Plenary Speaker
in
Workshop: High-dimensional Learning Dynamics Workshop: The Emergence of Structure and Reasoning
Generalization Error of min-norm interpolators in transfer learning, Pragya Sur
Pragya Sur
Min-norm interpolators naturally emerge as implicit regularized limits of modern machine learning algorithms. Recently, their out-of-distribution risk was studied when test samples are unavailable during training. However, in many applications, a limited amount of test data is typically available during training. Properties of min-norm interpolation in this setting are not well understood. In this talk, I will present a characterization of the bias and variance of pooled min-L2-norm interpolation under covariate and model shifts. I will show that the pooled interpolator captures both early fusion and a form of intermediate fusion. Our results have several implications. For example, under model shift, adding data always hurts prediction when the signal-to-noise ratio is low. However, for higher signal-to-noise ratios, transfer learning helps as long as the shift-to-signal ratio lies below a threshold that I will define.

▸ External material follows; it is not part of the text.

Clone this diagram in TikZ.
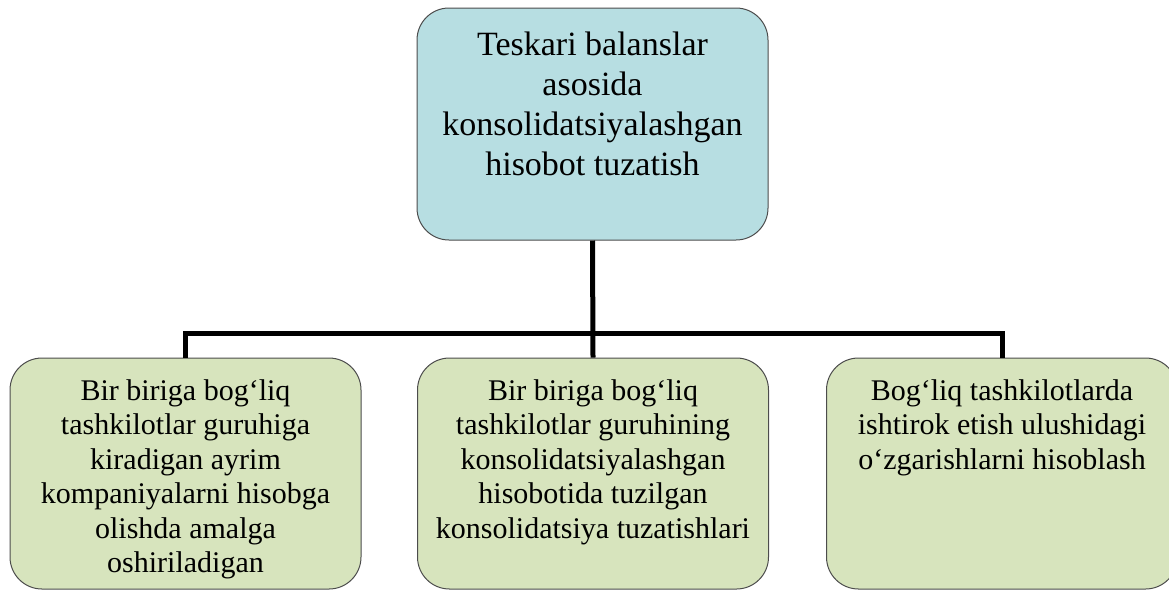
\documentclass[tikz,border=0pt]{standalone}
\usepackage{fontspec}
\setmainfont{Liberation Serif}
\usetikzlibrary{positioning}
\definecolor{topfill}{HTML}{B7DEE2}
\definecolor{subfill}{HTML}{D7E4BD}

\begin{document}
\begin{tikzpicture}[
    x=1pt, y=-1pt,
    box/.style={draw=black!70, line width=1pt, rounded corners=32pt,
      minimum width=351pt, inner sep=0pt},
    topbox/.style={box, fill=topfill, minimum height=232pt},
    subbox/.style={box, fill=subfill, minimum height=231pt},
    toptext/.style={align=center, inner sep=0pt,
      font=\fontsize{34}{40}\selectfont},
    subtext/.style={align=center, inner sep=0pt,
      font=\fontsize{30}{34.5}\selectfont},
    link/.style={line width=5pt}
  ]

  \useasboundingbox (0,0) rectangle (1169,590);

  % boxes
  \node [topbox] (top) at (592.5,124) {};
  \node [subbox] (left) at (185.5,473.5) {};
  \node [subbox] (mid) at (593,473.5) {};
  \node [subbox] (right) at (1002,473.5) {};

  % texts
  \node [toptext, below=24pt of top.north] (toplabel)
  {Teskari balanslar\\asosida\\konsolidatsiyalashgan\\hisobot tuzatish};
  \node [subtext, below=21.5pt of left.north] (leftlabel)
  {Bir biriga bog‘liq\\tashkilotlar guruhiga\\kiradigan ayrim\\kompaniyalarni hisobga\\olishda amalga\\oshiriladigan};
  \node [subtext, below=21.5pt of mid.north] (midlabel)
  {Bir biriga bog‘liq\\tashkilotlar guruhining\\konsolidatsiyalashgan\\hisobotida tuzilgan\\konsolidatsiya tuzatishlari};
  \node [subtext, below=21.5pt of right.north] (rightlabel)
  {Bog‘liq tashkilotlarda\\ishtirok etish ulushidagi\\o‘zgarishlarni hisoblash};

  % connectors
  \coordinate (bus) at (593,333);
  \draw [link] (top.south) -- (mid.north);
  \draw [link] (left.north) |- (bus) -| (right.north);

\end{tikzpicture}
\end{document}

I will further present data-driven methods to determine: (i) when the pooled interpolator outperforms the target-based interpolator, and (ii) the optimal number of target samples that minimizes generalization error. Our results also show that under covariate shift, if the source sample size is small relative to the dimension, heterogeneity between domains improves the risk. Time permitting, I will introduce a novel anisotropic local law that helps achieve some of these characterizations and may be of independent interest in random matrix theory. This is based on joint work with Yanke Song and Sohom Bhattacharya.